The vast majority of the Black oral tradition, however, has never
found its way into print or been passed down to succeeding generations
in written form. A verbatim transcript of Black words that inscribe a
piece of Black voice is a rare thing. Lift Every Voice: African
American Oratory, 1787-1900, edited by Philip S. Foner and Robert James
Branham and containing 151 jewels of African American oratory, is such
a collection.

Realities of power, profit, politics, production processes, and law
enforcement practices have had a tremendous constraining effect on the
words — as well as music and art — of Blacks in the U.S. getting
published, preserved, and heard. This is one aspect of the pressure
that historically has been applied against expressions of Black
cultural, political and economic nationalism, unity, and struggle.
Viewed in this context, the speeches by Blacks in the U.S. before the
twentieth century are, by virtue of their existence in the surviving
written record of earlier centuries, “great.” They are certainly great
sources that shed numerous significant insights on American history as
it affected Blacks and Whites and all people.

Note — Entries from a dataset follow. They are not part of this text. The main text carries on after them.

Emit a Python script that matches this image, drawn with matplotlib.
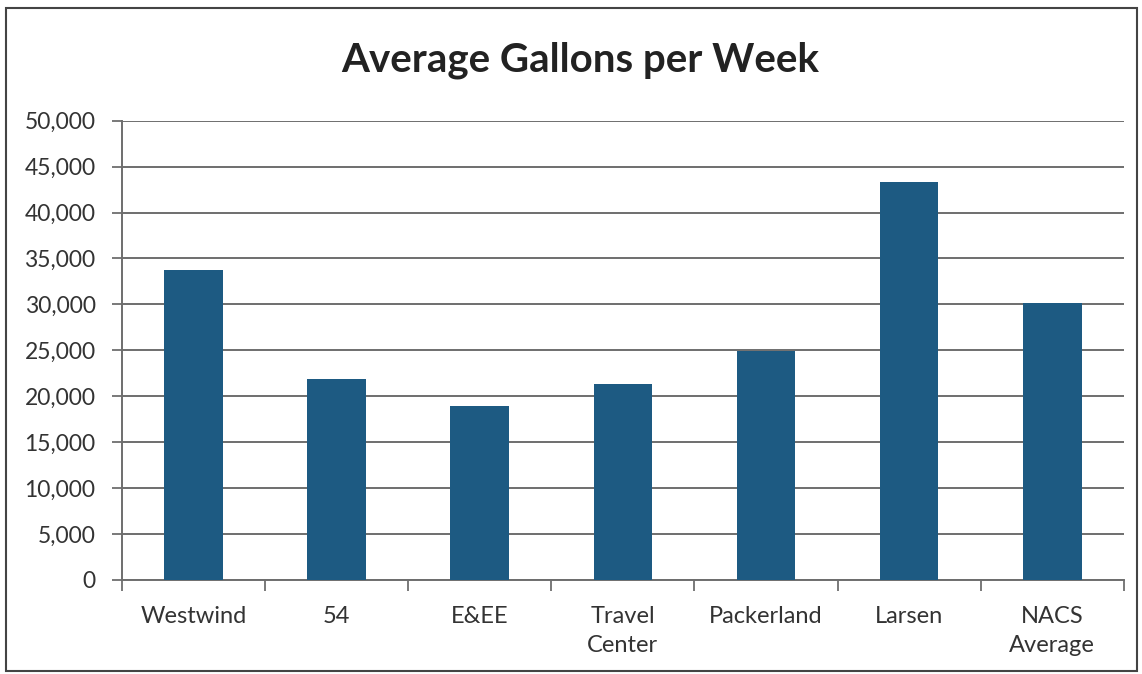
import numpy as np
import matplotlib.pyplot as plt
from matplotlib.ticker import FuncFormatter, FixedLocator
import matplotlib.patches as mpatches

plt.rcParams["font.family"] = ["Lato", "DejaVu Sans"]

# data
sites = ["Westwind", "54", "E&EE", "Travel\nCenter", "Packerland", "Larsen", "NACS\nAverage"]
gallons = [33700, 21900, 18900, 21300, 24900, 43300, 30200]
y_ticks = np.arange(0, 50001, 5000)

_bar_color = "#1d5a82"
_grid_color = "#6e6e6e"
_text_color = "#333333"


def format_y_ticks(value, _):
    return f"{int(value):,}"


fig = plt.figure(figsize=(11.42, 6.74), dpi=100)
ax = fig.add_axes([0.1068, 0.1395, 0.8772, 0.6815])

_x = np.arange(len(sites))
ax.bar(_x, gallons, width=0.41, color=_bar_color, zorder=3)

ax.set_xlim(-0.5, len(sites) - 0.5)
ax.set_ylim(0, 50000)

ax.yaxis.set_major_locator(FixedLocator(y_ticks))
ax.yaxis.set_major_formatter(FuncFormatter(format_y_ticks))
ax.grid(which="major", axis="y", color=_grid_color, linewidth=1.4, zorder=0)

# category boundaries get the tick marks, centres get the labels
ax.xaxis.set_major_locator(FixedLocator(np.arange(-0.5, len(sites), 1.0)))
ax.xaxis.set_major_formatter(FuncFormatter(lambda v, _: ""))
ax.xaxis.set_minor_locator(FixedLocator(_x))
ax.set_xticklabels(sites, minor=True)
ax.tick_params(axis="x", which="major", length=8, width=1.3, color=_grid_color)
ax.tick_params(axis="x", which="minor", length=0, pad=19, labelsize=17, labelcolor=_text_color)
ax.tick_params(axis="y", length=7, width=1.3, color=_grid_color, pad=12, labelsize=16.5, labelcolor=_text_color)
for _lbl in ax.xaxis.get_minorticklabels():
    _lbl.set_linespacing(1.45)

for _side in ["top", "right"]:
    ax.spines[_side].set_visible(False)
for _side in ["left", "bottom"]:
    ax.spines[_side].set_color(_grid_color)
    ax.spines[_side].set_linewidth(1.4)

fig.text(0.508, 0.911, "Average Gallons per Week", ha="center", va="center",
         fontsize=29, fontweight="bold", color="#222222")

# outer chart border
fig.patches.append(mpatches.Rectangle((0.005, 0.004), 0.991, 0.984, transform=fig.transFigure,
                                      fill=False, edgecolor="#444444", linewidth=1.5))

fig.savefig("out.png", dpi=100)
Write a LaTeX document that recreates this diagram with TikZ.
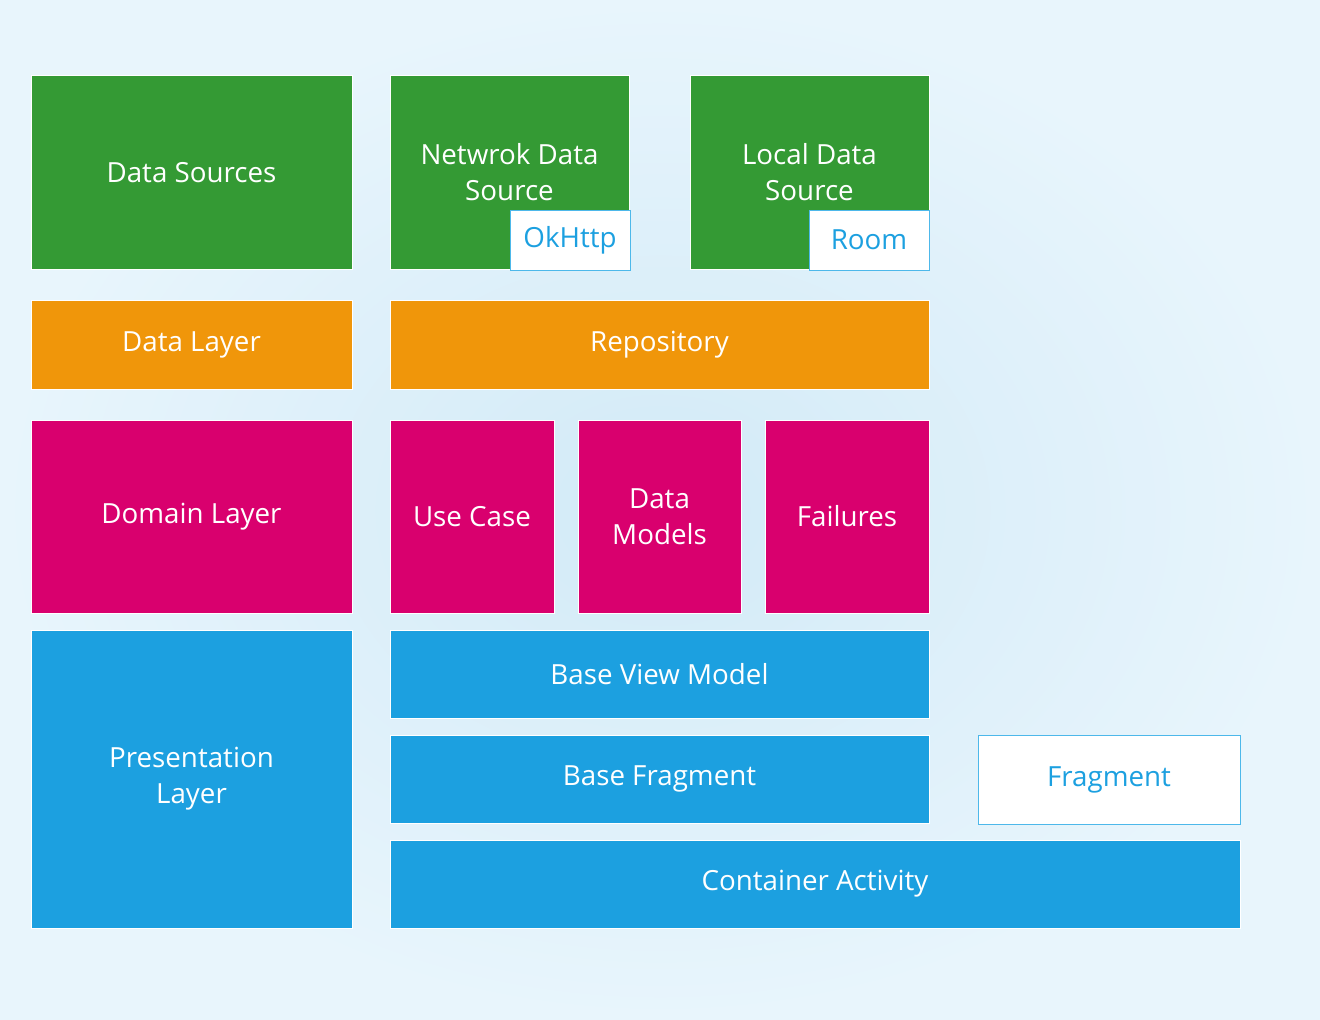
\documentclass[tikz,border=0pt]{standalone}
\usepackage{fontspec}
\setmainfont{Open Sans}
\definecolor{srcgreen}{RGB}{52,154,52}
\definecolor{dataorange}{RGB}{240,150,10}
\definecolor{domainpink}{RGB}{217,0,110}
\definecolor{viewblue}{RGB}{28,160,224}
\definecolor{tagline}{RGB}{77,184,234}
\definecolor{bgmid}{RGB}{210,234,247}
\definecolor{bgedge}{RGB}{232,245,252}
\tikzset{
  blk/.style={draw=white, line width=0.75pt, text=white, inner sep=0pt, outer sep=0pt,
    anchor=north west, align=center, font=\fontsize{20.8}{27}\selectfont},
  sz/.style 2 args={minimum width=#1*0.75pt, minimum height=#2*0.75pt},
  tag/.style={blk, fill=white, draw=tagline, text=viewblue},
}
\begin{document}
\begin{tikzpicture}[x=0.75pt,y=0.75pt,yscale=-1,xscale=1]
\useasboundingbox (0,0) rectangle (1320,1020);
%background
\shade [inner color=bgmid, outer color=bgedge] (0,0) rectangle (1320,1020);

%Data sources row
\node [blk, fill=srcgreen, sz={321}{193}] (dsrc) at (31,76) {Data Sources};
\node [blk, fill=srcgreen, sz={239}{193}] (netsrc) at (390,76) {Netwrok Data\\Source};
\node [tag, sz={120}{60}] (okhttp) at (510,210) {OkHttp};
\node [blk, fill=srcgreen, sz={239}{193}] (locsrc) at (690,76) {Local Data\\Source};
\node [tag, sz={120}{60}] (room) at (809,210) {Room};

%Data layer row
\node [blk, fill=dataorange, sz={321}{89}] (datalayer) at (31,300) {Data Layer};
\node [blk, fill=dataorange, sz={539}{89}] (repo) at (390,300) {Repository};

%Domain layer row
\node [blk, fill=domainpink, sz={321}{193}] (domain) at (31,420) {Domain Layer};
\node [blk, fill=domainpink, sz={164}{193}] (usecase) at (390,420) {Use Case};
\node [blk, fill=domainpink, sz={163}{193}] (models) at (578,420) {Data\\Models};
\node [blk, fill=domainpink, sz={164}{193}] (fail) at (765,420) {Failures};

%Presentation layer
\node [blk, fill=viewblue, sz={321}{298}] (present) at (31,630) {Presentation\\Layer};
\node [blk, fill=viewblue, sz={539}{88}] (basevm) at (390,630) {Base View Model};
\node [blk, fill=viewblue, sz={539}{88}] (basefrag) at (390,735) {Base Fragment};
\node [tag, sz={262}{89}] (frag) at (978,735) {Fragment};
\node [blk, fill=viewblue, sz={850}{88}] (container) at (390,840) {Container Activity};

\end{tikzpicture}
\end{document}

Assembled in this thick but pleasantly crafted volume are precious
gems of Black speech across a wide range of vocations. Of course, the
speeches of educators, ministers, lawyers, government officials, and
members of other professions — those who lived by their words and were
most likely to have the chance to have their words recorded — appear
in this anthology. Familiar historical figures such as Richard Allen,
David Walker, Maria Stewart, Henry Highland Garnet, Sojourner Truth,
Frederick Douglass, Henry McNeal Turner, Alexander Crummell, Booker T.
Washington, and W.E.B. DuBois are found here. Other significant — but
almost entirely forgotten — political activists and struggling folk
from the grass roots like Lucy Parsons and Frank Ferrell are also
included.

The editors have broadly surveyed the pre-twentieth century Black
oratorical terrain, scrutinized what they found, and selected the best
works in terms of sheer genius, rhetorical power, historical
representativeness, or uniqueness. Before each selection they provide
brief biographical material on the orator, situate the speech
historically, and provide the reader with information on where the
speech is archived or was first published. Where available, they list
the major works in print on the speaker and/or the speech’s context for
additional information and reference. And they furnish notes at the
foot of each speech clarifying remarks or citations of persons, places,
or things that would prove antediluvian or arcane to most contemporary
readers.

These features, as well as scrupulously prepared indexes of the
speeches by subject, make Lift Every Voice a valuable book for
researchers and students of history and rhetoric. And they don’t
diminish its accessibility for the general interest reader.